Re-Stating the Standard of Practice for Death Penalty Counsel: The Supplementary Guidelines for the Mitigation Function of Defense Teams in Death Penalty Cases
15 Pages Posted: 19 Jul 2008 Last revised: 5 Aug 2015
Abstract
This is the Introduction to the Hofstra Law Review symposium issue on the Supplementary Guidelines for the Mitigation Function of Defense Teams in Death Penalty cases, and summarizes its thirteen articles.
A central - indeed, arguably the central - duty of defense counsel in a capital case is to humanize the client in the eyes of those who will decide his fate. The daunting task of imagining, collecting, and presenting such mitigation evidence pervades counsel's responsibilities from the moment of detention on potentially capital charges to the instant of execution.
A truly multi-disciplinary team, with skills in eliciting and documenting sensitive personal information, evaluating mental health status, and pursuing the varied skeins of social, cultural, environmental, and other influences that may have shaped the client's life course is needed to collect the data for counsel and then to help shape its presentation into a narrative that will resonate with decisionmakers.

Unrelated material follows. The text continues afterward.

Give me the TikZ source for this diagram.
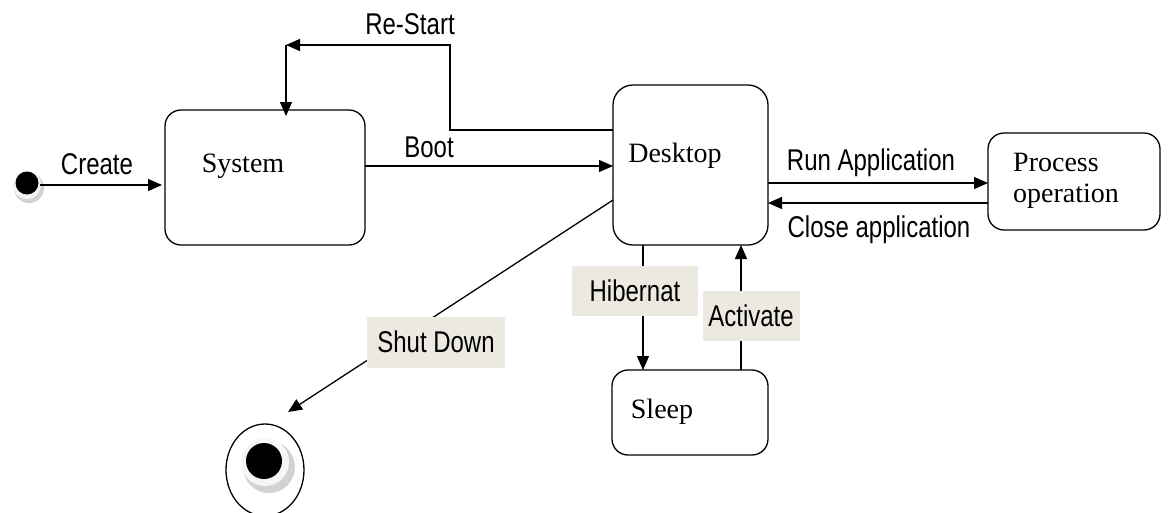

In 2003, the American Bar Association embodied these standards in its updated Guidelines for the Appointment and Performance of Defense Counsel in Death Penalty Cases reprinted in 31 Hofstra L. Rev. 913 (2003), for which I served as Reporter.
Recognizing the central role of the mitigation function to the duties of capital defense counsel - and hence to the justice of the outcomes that will be achieved in capital cases - a diverse group of experts and organizations like the one assembled by the ABA for its project subsequently joined to develop Supplementary Guidelines for the Mitigation Function of Defense Teams in Death Penalty Cases.
This special issue of the Hofstra Law Review publishes the Supplementary Guidelines together with articles elaborating the standards of practice they embody. Distinguished judges, legal scholars and practitioners, psychologists, medical doctors, and other experts explicate the creative dynamics involved in developing a fully lifelike portrait of the human being that the state seeks to execute.